On r203674 and r203677 a script was added to write to disk the coredumps generated by the WebKit tests. However, this script is not really needed, because the kernel itself can take care of writing the coredumps to disk directly. Relying on the kernel core dumper to write the cores to disk has some advantages: * Simplifies the handling of coredumps. * Avoids running as root a script. * The coredump file gets written to disk as the user running the tests, rather than as root. * Avoids potential race conditions. On the WebKit Debug bot I found that sometimes when GDB was executed the coredump was still not 100% fully written to disk, and therefore GDB failed with an error saying that the core was truncated. Probably this could be fixed by setting the sysctl core_pipe_limit to a non-zero value. But to seems simpler and safer not piping to a program/script if its not really needed. Since I switched the GTK Debug bot to use the kernel coredumper rather than piping to the script process-linux-coredump I have not found this issue again.

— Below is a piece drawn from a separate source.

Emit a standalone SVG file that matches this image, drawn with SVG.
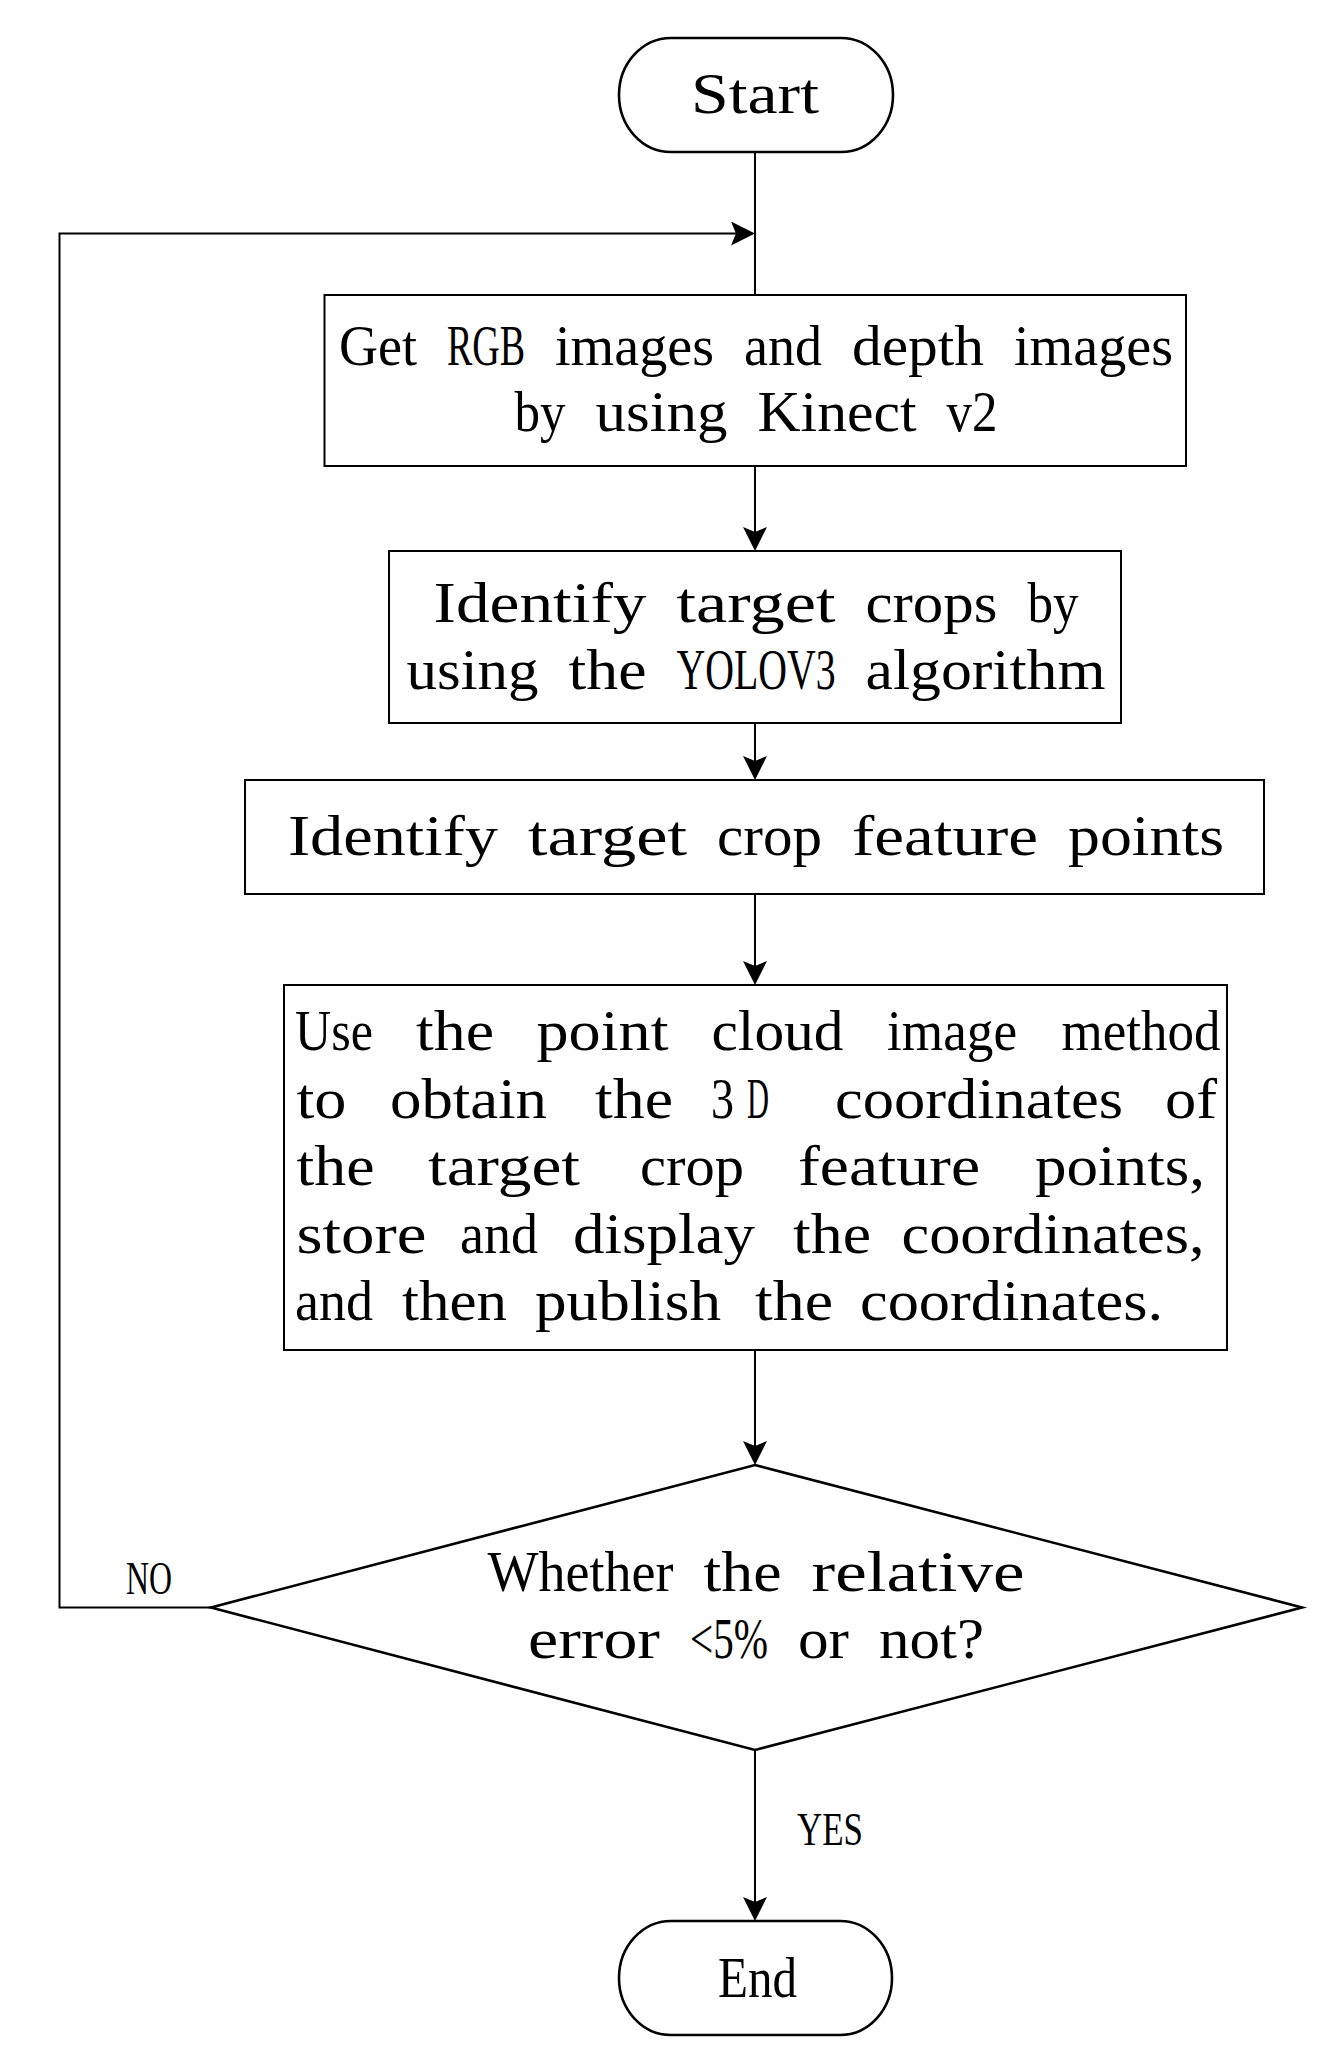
<svg xmlns="http://www.w3.org/2000/svg" width="1326" height="2069" viewBox="0 0 1326 2069">
<style>
.shape{fill:#fff;stroke:#000;stroke-width:2}
.term{fill:#fff;stroke:#000;stroke-width:2.6}
.dia{fill:#fff;stroke:#000;stroke-width:2.6}
.conn{fill:none;stroke:#000;stroke-width:2}
text{font-family:"Liberation Serif","Times New Roman",serif;font-size:56px;fill:#000}
.lbl{font-size:47px}
</style>
<defs>
<marker id="ah" viewBox="-14 -12 24 24" refX="0" refY="0" markerWidth="24" markerHeight="24" markerUnits="userSpaceOnUse" orient="auto">
<path d="M10,0 L-14,-12 L-9,0 L-14,12 Z" fill="#000"/>
</marker>
</defs>
<rect width="1326" height="2069" fill="#fff"/>

<g id="connectors">
<line class="conn" x1="755" y1="152" x2="755" y2="295"/>
<polyline class="conn" points="211,1607.5 59.5,1607.5 59.5,233.5 745,233.5" marker-end="url(#ah)"/>
<line class="conn" x1="755" y1="466" x2="755" y2="541" marker-end="url(#ah)"/>
<line class="conn" x1="755" y1="723" x2="755" y2="770" marker-end="url(#ah)"/>
<line class="conn" x1="755" y1="894" x2="755" y2="975" marker-end="url(#ah)"/>
<line class="conn" x1="755" y1="1350" x2="755" y2="1455" marker-end="url(#ah)"/>
<line class="conn" x1="755" y1="1750" x2="755" y2="1911" marker-end="url(#ah)"/>
<text class="lbl" x="126" y="1594" textLength="46" lengthAdjust="spacingAndGlyphs">NO</text>
<text class="lbl" x="797" y="1845" textLength="66" lengthAdjust="spacingAndGlyphs">YES</text>
</g>

<g id="start">
<rect class="term" x="619" y="38" width="274" height="114" rx="52" ry="57"/>
<text x="691" y="113" textLength="128" lengthAdjust="spacingAndGlyphs">Start</text>
</g>

<g id="get-images">
<rect class="shape" x="324.5" y="295" width="861.5" height="171"/>
<text x="339" y="365" textLength="78" lengthAdjust="spacingAndGlyphs">Get</text>
<text transform="translate(447,365) scale(0.68,1)" x="0" y="0" textLength="115" lengthAdjust="spacingAndGlyphs">RGB</text>
<text x="555" y="365" textLength="159" lengthAdjust="spacingAndGlyphs">images</text>
<text x="744" y="365" textLength="78" lengthAdjust="spacingAndGlyphs">and</text>
<text x="852" y="365" textLength="132" lengthAdjust="spacingAndGlyphs">depth</text>
<text x="1014" y="365" textLength="159" lengthAdjust="spacingAndGlyphs">images</text>
<text x="514.5" y="431" textLength="51" lengthAdjust="spacingAndGlyphs">by</text>
<text x="595.5" y="431" textLength="132" lengthAdjust="spacingAndGlyphs">using</text>
<text x="757.5" y="431" textLength="159" lengthAdjust="spacingAndGlyphs">Kinect</text>
<text x="946.5" y="431" textLength="51" lengthAdjust="spacingAndGlyphs">v2</text>
</g>

<g id="identify-crops">
<rect class="shape" x="389" y="551" width="732" height="172"/>
<text x="433.5" y="622" textLength="213" lengthAdjust="spacingAndGlyphs">Identify</text>
<text x="676.5" y="622" textLength="159" lengthAdjust="spacingAndGlyphs">target</text>
<text x="865.5" y="622" textLength="132" lengthAdjust="spacingAndGlyphs">crops</text>
<text x="1027.5" y="622" textLength="51" lengthAdjust="spacingAndGlyphs">by</text>
<text x="406.5" y="689" textLength="132" lengthAdjust="spacingAndGlyphs">using</text>
<text x="568.5" y="689" textLength="78" lengthAdjust="spacingAndGlyphs">the</text>
<text transform="translate(676.5,689) scale(0.71,1)" x="0" y="0" textLength="224" lengthAdjust="spacingAndGlyphs">YOLOV3</text>
<text x="865.5" y="689" textLength="240" lengthAdjust="spacingAndGlyphs">algorithm</text>
</g>

<g id="feature-points">
<rect class="shape" x="245" y="780" width="1019" height="114"/>
<text x="288" y="855" textLength="210" lengthAdjust="spacingAndGlyphs">Identify</text>
<text x="528" y="855" textLength="159" lengthAdjust="spacingAndGlyphs">target</text>
<text x="717" y="855" textLength="105" lengthAdjust="spacingAndGlyphs">crop</text>
<text x="852" y="855" textLength="186" lengthAdjust="spacingAndGlyphs">feature</text>
<text x="1068" y="855" textLength="156" lengthAdjust="spacingAndGlyphs">points</text>
</g>

<g id="point-cloud">
<rect class="shape" x="284" y="985" width="943" height="365"/>
<text x="295" y="1050" textLength="78" lengthAdjust="spacingAndGlyphs">Use</text>
<text x="416" y="1050" textLength="78" lengthAdjust="spacingAndGlyphs">the</text>
<text x="536.5" y="1050" textLength="132" lengthAdjust="spacingAndGlyphs">point</text>
<text x="711.5" y="1050" textLength="132" lengthAdjust="spacingAndGlyphs">cloud</text>
<text x="887" y="1050" textLength="130" lengthAdjust="spacingAndGlyphs">image</text>
<text x="1061.5" y="1050" textLength="159" lengthAdjust="spacingAndGlyphs">method</text>

<text x="296.5" y="1117.5" textLength="50" lengthAdjust="spacingAndGlyphs">to</text>
<text x="390" y="1117.5" textLength="157" lengthAdjust="spacingAndGlyphs">obtain</text>
<text x="595" y="1117.5" textLength="78" lengthAdjust="spacingAndGlyphs">the</text>
<text x="711" y="1117.5" textLength="23" lengthAdjust="spacingAndGlyphs">3</text>
<text x="747" y="1117.5" textLength="22" lengthAdjust="spacingAndGlyphs">D</text>
<text x="835" y="1117.5" textLength="288" lengthAdjust="spacingAndGlyphs">coordinates</text>
<text x="1165" y="1117.5" textLength="52" lengthAdjust="spacingAndGlyphs">of</text>

<text x="296.5" y="1185" textLength="78" lengthAdjust="spacingAndGlyphs">the</text>
<text x="428" y="1185" textLength="152" lengthAdjust="spacingAndGlyphs">target</text>
<text x="640" y="1185" textLength="104" lengthAdjust="spacingAndGlyphs">crop</text>
<text x="798" y="1185" textLength="182" lengthAdjust="spacingAndGlyphs">feature</text>
<text x="1035" y="1185" textLength="170" lengthAdjust="spacingAndGlyphs">points,</text>

<text x="296.5" y="1252.5" textLength="130" lengthAdjust="spacingAndGlyphs">store</text>
<text x="460" y="1252.5" textLength="78" lengthAdjust="spacingAndGlyphs">and</text>
<text x="573" y="1252.5" textLength="182" lengthAdjust="spacingAndGlyphs">display</text>
<text x="793" y="1252.5" textLength="78" lengthAdjust="spacingAndGlyphs">the</text>
<text x="901.5" y="1252.5" textLength="303" lengthAdjust="spacingAndGlyphs">coordinates,</text>

<text x="295" y="1320" textLength="78" lengthAdjust="spacingAndGlyphs">and</text>
<text x="402" y="1320" textLength="105" lengthAdjust="spacingAndGlyphs">then</text>
<text x="535" y="1320" textLength="186" lengthAdjust="spacingAndGlyphs">publish</text>
<text x="755" y="1320" textLength="78" lengthAdjust="spacingAndGlyphs">the</text>
<text x="860" y="1320" textLength="303" lengthAdjust="spacingAndGlyphs">coordinates.</text>
</g>

<g id="decision">
<polygon class="dia" points="755,1465 1302,1607.5 755,1750 211,1607.5"/>
<text x="487.5" y="1591" textLength="186" lengthAdjust="spacingAndGlyphs">Whether</text>
<text x="703.5" y="1591" textLength="78" lengthAdjust="spacingAndGlyphs">the</text>
<text x="811.5" y="1591" textLength="213" lengthAdjust="spacingAndGlyphs">relative</text>
<text x="528" y="1658" textLength="132" lengthAdjust="spacingAndGlyphs">error</text>
<text x="690" y="1658" textLength="78" lengthAdjust="spacingAndGlyphs">&lt;5%</text>
<text x="798" y="1658" textLength="51" lengthAdjust="spacingAndGlyphs">or</text>
<text x="879" y="1658" textLength="105" lengthAdjust="spacingAndGlyphs">not?</text>
</g>

<g id="end">
<rect class="term" x="619" y="1921" width="273" height="114" rx="52" ry="57"/>
<text x="718" y="1997" textLength="79" lengthAdjust="spacingAndGlyphs">End</text>
</g>
</svg>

Created attachment 286244 [details] Patch
Comment on attachment 286244 [details] Patch View in context: https://bugs.webkit.org/attachment.cgi?id=286244&action=review > Tools/Scripts/webkitpy/port/linux_get_crash_log.py:80 > + core_pattern = os.path.join(log_directory, "core-pid_%p.dump") We should use Filesystem.join() instead of os.path.join() directly. > Tools/Scripts/webkitpy/port/linux_get_crash_log_unittest.py:47 > + core_pattern = os.path.join(core_directory, "core-pid_%p.dump") Ditto.